▶ **Problem requirements**: Omit all images, then return the remaining material exactly as it stands.

▶ **Data**:
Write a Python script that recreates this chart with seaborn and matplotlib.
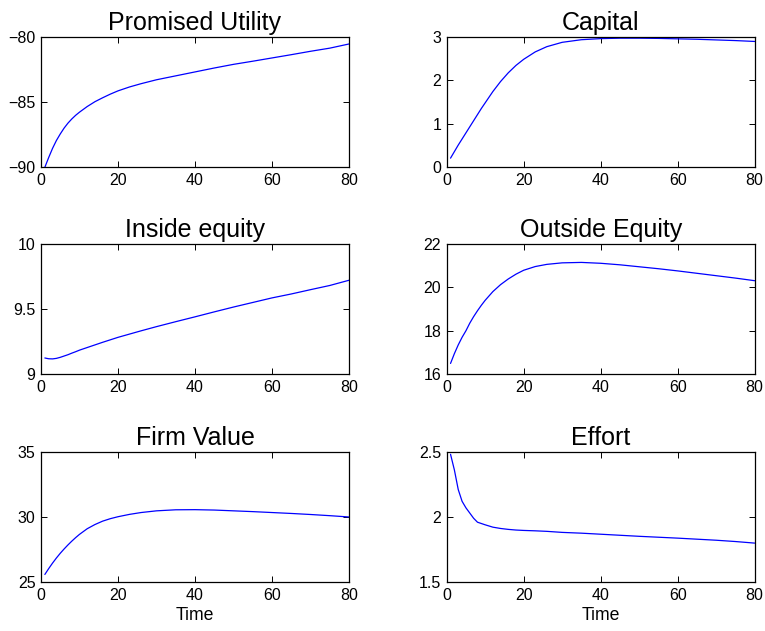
import numpy as np
import pandas as pd
import matplotlib
matplotlib.use("Agg")
import matplotlib.pyplot as plt
import seaborn as sns

# time grid the values were read at
time = [1, 2, 3, 4, 5, 6, 7, 8, 9, 10, 12, 14, 16, 18, 20, 23, 26, 30,
        35, 40, 45, 50, 55, 60, 65, 70, 75, 80]

promised_utility = [-90.0, -89.25, -88.55, -87.95, -87.45, -87.0, -86.62, -86.3,
                    -86.02, -85.78, -85.35, -84.98, -84.68, -84.4, -84.15, -83.85,
                    -83.6, -83.3, -83.0, -82.7, -82.4, -82.12, -81.88, -81.63,
                    -81.38, -81.12, -80.88, -80.56]
capital = [0.21, 0.36, 0.51, 0.65, 0.79, 0.93, 1.07, 1.21, 1.35, 1.48, 1.74, 1.97,
           2.17, 2.34, 2.48, 2.65, 2.77, 2.87, 2.93, 2.955, 2.965, 2.965, 2.96,
           2.95, 2.94, 2.925, 2.91, 2.89]
inside_equity = [9.125, 9.119, 9.118, 9.122, 9.13, 9.14, 9.15, 9.162, 9.173, 9.185,
                 9.205, 9.225, 9.245, 9.264, 9.283, 9.308, 9.333, 9.365, 9.403,
                 9.44, 9.478, 9.515, 9.55, 9.585, 9.615, 9.648, 9.68, 9.72]
outside_equity = [16.5, 16.95, 17.35, 17.7, 18.0, 18.35, 18.65, 18.92, 19.17, 19.4,
                  19.8, 20.12, 20.38, 20.6, 20.78, 20.95, 21.05, 21.12, 21.14, 21.1,
                  21.03, 20.94, 20.85, 20.75, 20.64, 20.53, 20.42, 20.3]
firm_value = [25.6, 26.05, 26.47, 26.86, 27.22, 27.55, 27.86, 28.15, 28.42, 28.67,
              29.1, 29.42, 29.68, 29.87, 30.02, 30.2, 30.34, 30.47, 30.55, 30.56,
              30.53, 30.47, 30.41, 30.34, 30.27, 30.19, 30.1, 30.0]
effort = [2.48, 2.36, 2.21, 2.12, 2.07, 2.03, 1.99, 1.96, 1.95, 1.94, 1.922, 1.912,
          1.905, 1.9, 1.897, 1.894, 1.89, 1.882, 1.876, 1.868, 1.86, 1.852, 1.845,
          1.838, 1.83, 1.822, 1.812, 1.80]

titles = ["Promised Utility", "Capital", "Inside equity", "Outside Equity",
          "Firm Value", "Effort"]
series = [promised_utility, capital, inside_equity, outside_equity, firm_value, effort]
ylims = [(-90, -80), (0, 3), (9, 10), (16, 22), (25, 35), (1.5, 2.5)]
yticks = [[-90, -85, -80], [0, 1, 2, 3], [9, 9.5, 10], [16, 18, 20, 22],
          [25, 30, 35], [1.5, 2, 2.5]]
yticklabels = [["\u221290", "\u221285", "\u221280"], ["0", "1", "2", "3"],
               ["9", "9.5", "10"], ["16", "18", "20", "22"], ["25", "30", "35"],
               ["1.5", "2", "2.5"]]

sns.set_style("ticks")
plt.rcParams['font.family'] = ['Liberation Sans', 'DejaVu Sans']
plt.rcParams['text.color'] = 'black'
plt.rcParams['axes.labelcolor'] = 'black'

fig = plt.figure(figsize=(7.65, 6.31), dpi=100)

lefts = [0.0536, 0.5839]
bottoms = [0.7349, 0.4068, 0.0772]
w, h = 0.4026, 0.207

for i, (title, vals) in enumerate(zip(titles, series)):
    row, col = divmod(i, 2)
    ax = fig.add_axes([lefts[col], bottoms[row], w, h])
    df = pd.DataFrame({"Time": time, "val": vals})
    sns.lineplot(data=df, x="Time", y="val", ax=ax, color="#0000ff", linewidth=0.9)
    ax.set_xlim(0, 80)
    ax.set_ylim(*ylims[i])
    ax.set_xticks([0, 20, 40, 60, 80])
    ax.set_yticks(yticks[i])
    ax.set_yticklabels(yticklabels[i])
    ax.tick_params(direction="in", length=4, width=0.7, top=True, right=True,
                   labelsize=11.5, pad=4, colors="black")
    for s in ax.spines.values():
        s.set_linewidth(0.9)
        s.set_color("black")
    ax.set_title(title, fontsize=18, pad=5, color="black")
    ax.set_ylabel("")
    if row == 2:
        ax.set_xlabel("Time", fontsize=12.7, labelpad=3, color="black")
    else:
        ax.set_xlabel("")

fig.savefig("out.png", dpi=100)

▶ **Exercise output**:
Write a Python script that recreates this chart with seaborn and matplotlib.
import numpy as np
import pandas as pd
import matplotlib
matplotlib.use("Agg")
import matplotlib.pyplot as plt
import seaborn as sns

# time grid the values were read at
time = [1, 2, 3, 4, 5, 6, 7, 8, 9, 10, 12, 14, 16, 18, 20, 23, 26, 30,
        35, 40, 45, 50, 55, 60, 65, 70, 75, 80]

promised_utility = [-90.0, -89.25, -88.55, -87.95, -87.45, -87.0, -86.62, -86.3,
                    -86.02, -85.78, -85.35, -84.98, -84.68, -84.4, -84.15, -83.85,
                    -83.6, -83.3, -83.0, -82.7, -82.4, -82.12, -81.88, -81.63,
                    -81.38, -81.12, -80.88, -80.56]
capital = [0.21, 0.36, 0.51, 0.65, 0.79, 0.93, 1.07, 1.21, 1.35, 1.48, 1.74, 1.97,
           2.17, 2.34, 2.48, 2.65, 2.77, 2.87, 2.93, 2.955, 2.965, 2.965, 2.96,
           2.95, 2.94, 2.925, 2.91, 2.89]
inside_equity = [9.125, 9.119, 9.118, 9.122, 9.13, 9.14, 9.15, 9.162, 9.173, 9.185,
                 9.205, 9.225, 9.245, 9.264, 9.283, 9.308, 9.333, 9.365, 9.403,
                 9.44, 9.478, 9.515, 9.55, 9.585, 9.615, 9.648, 9.68, 9.72]
outside_equity = [16.5, 16.95, 17.35, 17.7, 18.0, 18.35, 18.65, 18.92, 19.17, 19.4,
                  19.8, 20.12, 20.38, 20.6, 20.78, 20.95, 21.05, 21.12, 21.14, 21.1,
                  21.03, 20.94, 20.85, 20.75, 20.64, 20.53, 20.42, 20.3]
firm_value = [25.6, 26.05, 26.47, 26.86, 27.22, 27.55, 27.86, 28.15, 28.42, 28.67,
              29.1, 29.42, 29.68, 29.87, 30.02, 30.2, 30.34, 30.47, 30.55, 30.56,
              30.53, 30.47, 30.41, 30.34, 30.27, 30.19, 30.1, 30.0]
effort = [2.48, 2.36, 2.21, 2.12, 2.07, 2.03, 1.99, 1.96, 1.95, 1.94, 1.922, 1.912,
          1.905, 1.9, 1.897, 1.894, 1.89, 1.882, 1.876, 1.868, 1.86, 1.852, 1.845,
          1.838, 1.83, 1.822, 1.812, 1.80]

titles = ["Promised Utility", "Capital", "Inside equity", "Outside Equity",
          "Firm Value", "Effort"]
series = [promised_utility, capital, inside_equity, outside_equity, firm_value, effort]
ylims = [(-90, -80), (0, 3), (9, 10), (16, 22), (25, 35), (1.5, 2.5)]
yticks = [[-90, -85, -80], [0, 1, 2, 3], [9, 9.5, 10], [16, 18, 20, 22],
          [25, 30, 35], [1.5, 2, 2.5]]
yticklabels = [["\u221290", "\u221285", "\u221280"], ["0", "1", "2", "3"],
               ["9", "9.5", "10"], ["16", "18", "20", "22"], ["25", "30", "35"],
               ["1.5", "2", "2.5"]]

sns.set_style("ticks")
plt.rcParams['font.family'] = ['Liberation Sans', 'DejaVu Sans']
plt.rcParams['text.color'] = 'black'
plt.rcParams['axes.labelcolor'] = 'black'

fig = plt.figure(figsize=(7.65, 6.31), dpi=100)

lefts = [0.0536, 0.5839]
bottoms = [0.7349, 0.4068, 0.0772]
w, h = 0.4026, 0.207

for i, (title, vals) in enumerate(zip(titles, series)):
    row, col = divmod(i, 2)
    ax = fig.add_axes([lefts[col], bottoms[row], w, h])
    df = pd.DataFrame({"Time": time, "val": vals})
    sns.lineplot(data=df, x="Time", y="val", ax=ax, color="#0000ff", linewidth=0.9)
    ax.set_xlim(0, 80)
    ax.set_ylim(*ylims[i])
    ax.set_xticks([0, 20, 40, 60, 80])
    ax.set_yticks(yticks[i])
    ax.set_yticklabels(yticklabels[i])
    ax.tick_params(direction="in", length=4, width=0.7, top=True, right=True,
                   labelsize=11.5, pad=4, colors="black")
    for s in ax.spines.values():
        s.set_linewidth(0.9)
        s.set_color("black")
    ax.set_title(title, fontsize=18, pad=5, color="black")
    ax.set_ylabel("")
    if row == 2:
        ax.set_xlabel("Time", fontsize=12.7, labelpad=3, color="black")
    else:
        ax.set_xlabel("")

fig.savefig("out.png", dpi=100)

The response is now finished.